Throughout the entirety of the 2011-12 NBA regular season, the rumors were rampant surrounding the potential for the Orlando Magic trading Dwight Howard to the Brooklyn Nets (via ESPN New York). The expected pairing between All-Star point guard Deron Williams and D-12 was met with optimism.
After a tumultuous year in which we were all overwhelmed by speculation, 2012-13 will make it all right in the NBA world. Steve Nash will make Howard forget all about Deron Williams.
Although Williams may be the greater all-around player, Nash is one of the greatest facilitators in NBA history. Even at the age of 38, Nash ranked second in the NBA with an average of 10.7 assists per game during the 2012 season.
There are no limits to the offensive combination of Nash and Howard. Just don't think that everyone shares the excitement.
According to Stefan Bondy of the New York Daily News, Williams and Howard appear to have suffered a setback in their personal relationship. This comes as a result of Howard ending up in Los Angeles with Nash instead of Brooklyn with Williams.
Unfortunately for D-Will, D-12 seems unfazed by such a truth.
“It’s my life so if he’s upset because I made a decision for me, so be it,” Howard said. “If he doesn’t want to be friends because I’m on another team, then so be it. There’s no need to smooth things over.”
“I’m here now in L.A. there’s no need to talk about what could have happened. I’m happy with being here in L.A.,” Howard said. “The fans have always been great here. Now that I’m on the team the fans, from Day 1, they’ve just been unbelievable to me and to this team.
This all seems rather high school, but we'll run with it.
But Nash Hasn't Played...
The obvious response to this article will be that Steve Nash is presently injured and Deron Williams is averaging 18.4 points and 8.2 assists per game. Truth be told, there is no logical way around the validity of said point.
Which is why I won't debate it.
What should be stated, however, is that Nash is not only legendary for his facilitating, but also his toughness. Such a status provides reason for optimism that Nash will return at full strength and continue to facilitate at an All-Star level.
So we continue.
Nash is Williams' equal in every offensive sense of the word. Although he lacks the defensive ability that Williams has flashed, Nash remains a world-class threat as a scorer and facilitator—a high-caliber player that makes Howard forget Williams' status altogether.
Nash the Superior Shooter
Deron Williams may be the more respected scorer, but Steve Nash is a far superior jump shooter. In fact, Nash is one of the most decorated shooters in the history of the NBA.
A slash line of .491/.428/.904 proves such a truth. Williams' line of .454/.350/.814 is impressive in its own right, but there's a difference between great and elite.

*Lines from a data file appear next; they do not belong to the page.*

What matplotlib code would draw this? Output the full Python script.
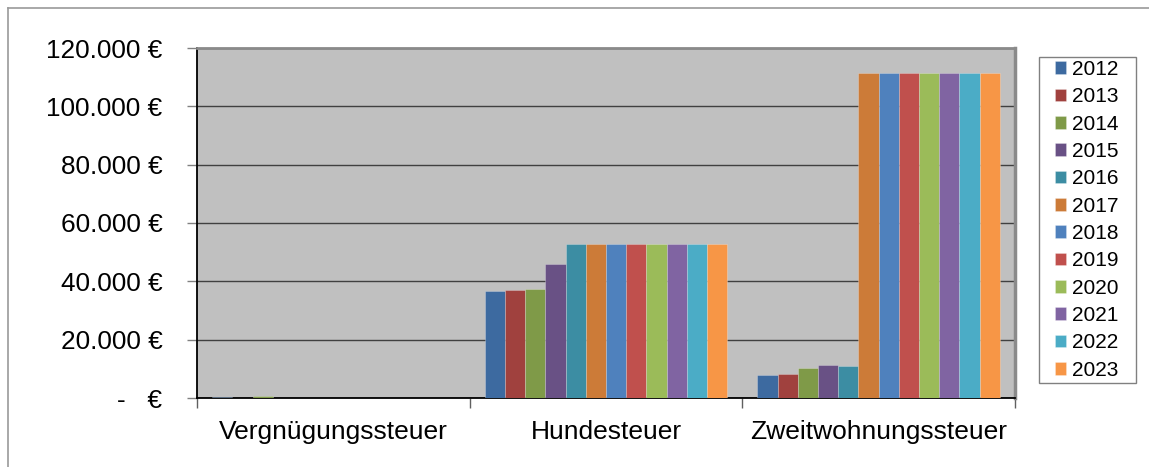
import numpy as np
import matplotlib.pyplot as plt
from matplotlib.lines import Line2D
from matplotlib.patches import Rectangle
from matplotlib.ticker import FuncFormatter

plt.rcParams['font.family'] = ['Liberation Sans', 'DejaVu Sans']

# data
categories = ["Vergnügungssteuer", "Hundesteuer", "Zweitwohnungssteuer"]
years = ["2012", "2013", "2014", "2015", "2016", "2017",
         "2018", "2019", "2020", "2021", "2022", "2023"]
vergnuegung = [300, 0, 800, 150, 150, 150, 150, 150, 150, 150, 150, 150]
hunde = [36700, 37100, 37500, 46000, 52800, 52800, 52800, 52800, 52800, 52800, 52800, 52800]
zweitwohnung = [7900, 8200, 10400, 11300, 11000, 111500, 111500, 111500, 111500, 111500, 111500, 111500]

colors = ["#3d6aa0", "#a0413e", "#7f9a48", "#695185", "#3c8da3", "#cc7b38",
          "#4f81bd", "#c0504d", "#9bbb59", "#8064a2", "#4bacc6", "#f79646"]

values = np.array([vergnuegung, hunde, zweitwohnung])  # shape (3, 12)

W, H = 1149, 467
fig = plt.figure(figsize=(W / 100, H / 100), dpi=100)

# outer chart border (only top/left visible)
fig.add_artist(Line2D([8 / W, 1.0], [1 - 8 / H, 1 - 8 / H], transform=fig.transFigure, color="#9a9a9a", lw=1.2))
fig.add_artist(Line2D([8 / W, 8 / W], [0, 1 - 8 / H], transform=fig.transFigure, color="#9a9a9a", lw=1.2))

left, right, top, bottom = 197, 1015, 48, 398
ax = fig.add_axes([left / W, (H - bottom) / H, (right - left) / W, (bottom - top) / H])
ax.set_facecolor("#c0c0c0")

n = len(years)
bw = 1.0 / (n + 1.5)
x = np.arange(len(categories))
for i, (yr, c) in enumerate(zip(years, colors)):
    ax.bar(x + (i - (n - 1) / 2) * bw, values[:, i], width=bw, color=c,
           edgecolor=(1, 1, 1, 0.25), linewidth=0.7, label=yr, zorder=3)

ax.set_xlim(-0.5, 2.5)
ax.set_ylim(0, 120000)
ax.set_yticks(np.arange(0, 120001, 20000))


def euro(v, pos):
    if v == 0:
        return "-   €"
    return f"{int(v):,} €".replace(",", ".")


ax.yaxis.set_major_formatter(FuncFormatter(euro))
ax.yaxis.grid(True, color="#404040", linewidth=1.0, zorder=1)
ax.set_axisbelow(True)

ax.set_xticks(x)
ax.set_xticklabels(categories)
ax.set_xticks([-0.5, 0.5, 1.5, 2.5], minor=True)
ax.tick_params(axis="x", which="major", length=0, pad=16, labelsize=19)
ax.tick_params(axis="x", which="minor", length=7, width=1, color="#606060", direction="out")
ax.tick_params(axis="y", length=7, width=1, color="#808080", pad=18, labelsize=18.8)

ax.spines["left"].set_color("black")
ax.spines["bottom"].set_color("black")
ax.spines["left"].set_linewidth(1.3)
ax.spines["bottom"].set_linewidth(1.3)
ax.spines["top"].set_color("#8a8a8a")
ax.spines["top"].set_linewidth(2)
ax.spines["right"].set_color("#8a8a8a")
ax.spines["right"].set_linewidth(2.5)

# legend box drawn separately so its padding matches the original
fig.add_artist(Rectangle((1039 / W, 1 - 383 / H), 97 / W, 326 / H, transform=fig.transFigure,
                         facecolor="white", edgecolor="#808080", linewidth=1.0))
leg = fig.legend(loc="upper left", bbox_to_anchor=(1055 / W, 1 - 60 / H),
                 fontsize=15, frameon=False, borderpad=0,
                 handlelength=0.55, handleheight=0.55, handletextpad=0.25,
                 labelspacing=0.4, borderaxespad=0)

fig.savefig("out.png", dpi=100)
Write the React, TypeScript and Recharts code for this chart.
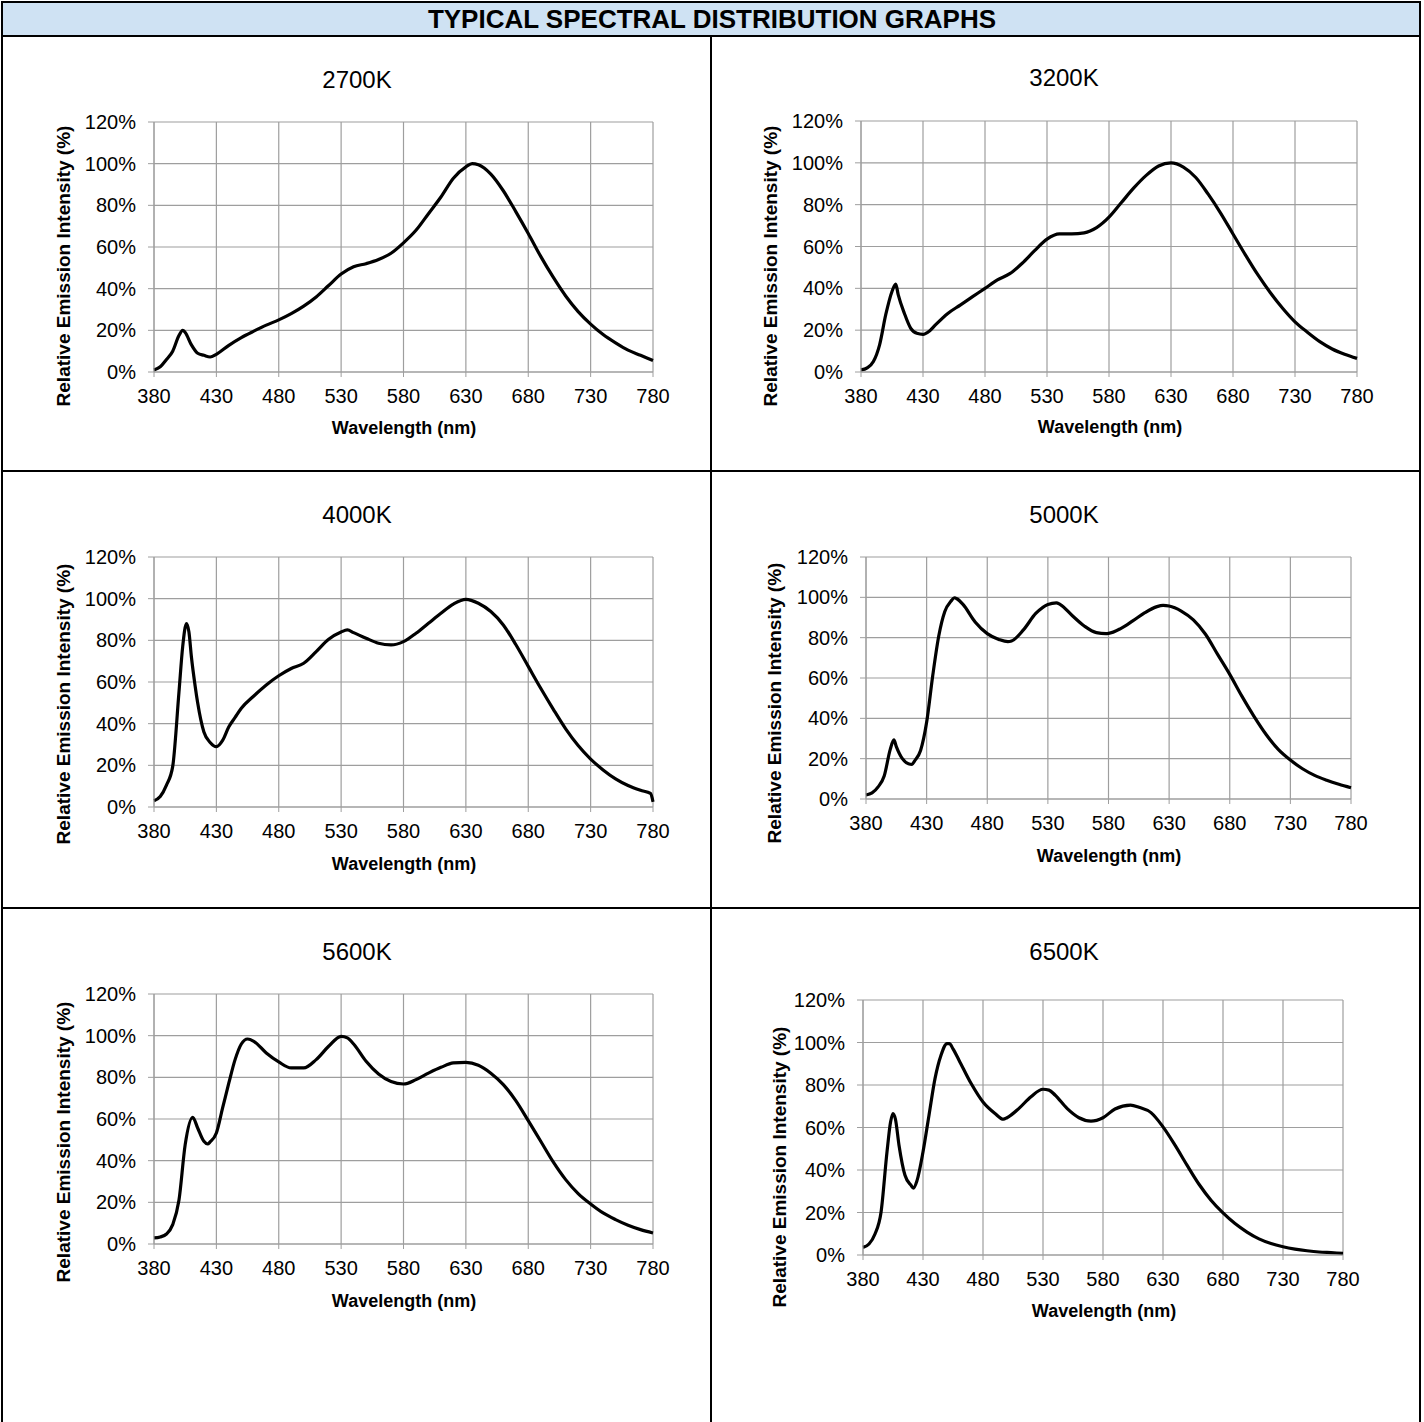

Nash is the latter. He simply opts to facilitate instead of score.
What this provides Howard with is the spread-the-floor shooter at the point that makes the pick-and-roll so dangerous. Nash's ability to pull up for a jump shot is what keeps defenses on their toes, thus forcing the help defender to commit.
This opens the door for Nash to exploit defenses as only he can with thread-the-needle passes.
Furthermore, Nash can drain threes as well as any player ever to grace the league. Nash ranks 10th all-time in terms of three-point field goals and has the highest three-point field-goal percentage of any player to attempt at least 1,700 three-pointers.
Which is quite significant considering he sat at 3,790 entering the 2012-13 season.
One would have a fair argument to state that Nash could give Ray Allen and Reggie Miller a run for their money. But this isn't about legends, it's about All-Stars.
What Nash's ability to shoot the three does is force opposing defenses to hold him accountable at all times. Not only must they be wary of his ability to facilitate, but also Nash's uncanny ability to penetrate and score or step back for a J.
In other words, Nash is equally as unpredictable on offense as Williams. The advantage here is that Nash is a far more reliable threat to score when he puts up a shot, thus forcing interior defenders to close out on the shooter coming off of a screen and enabling Howard to crash the offensive glass uncontested.
The under-reported truth about the NBA's point guard totem pole is that there are two elite pick-and-roll point guards who stand above the rest. Coincidentally, those two are Steve Nash and Deron Williams.
Debating which player is superior is merely a subjective matter.
What this creates for Howard is a reality in which the drop-off from Williams to Nash is non-existent. Nash is a master at working with athletic bigs, as he transformed Amar'e Stoudemire into an All-Star in Phoenix.
Howard just so happens to be the consensus choice for the label of "top pick-and-roll finisher in the game." Just take a moment to dream of the limitless possibilities.
Paired with one another, there is no reason to believe that Howard would have experienced any greater results with Williams than he will with Nash. Each are world-class screen-and-roll facilitators that will maximize Howard's greatest offensive ability.
So what's there to concern yourselves with over choosing Nash over Williams? Each will maximize Howard's most significant offensive strength.
The difference is, Nash knows how to win in the conference he plays in. Game on, Mr. Williams.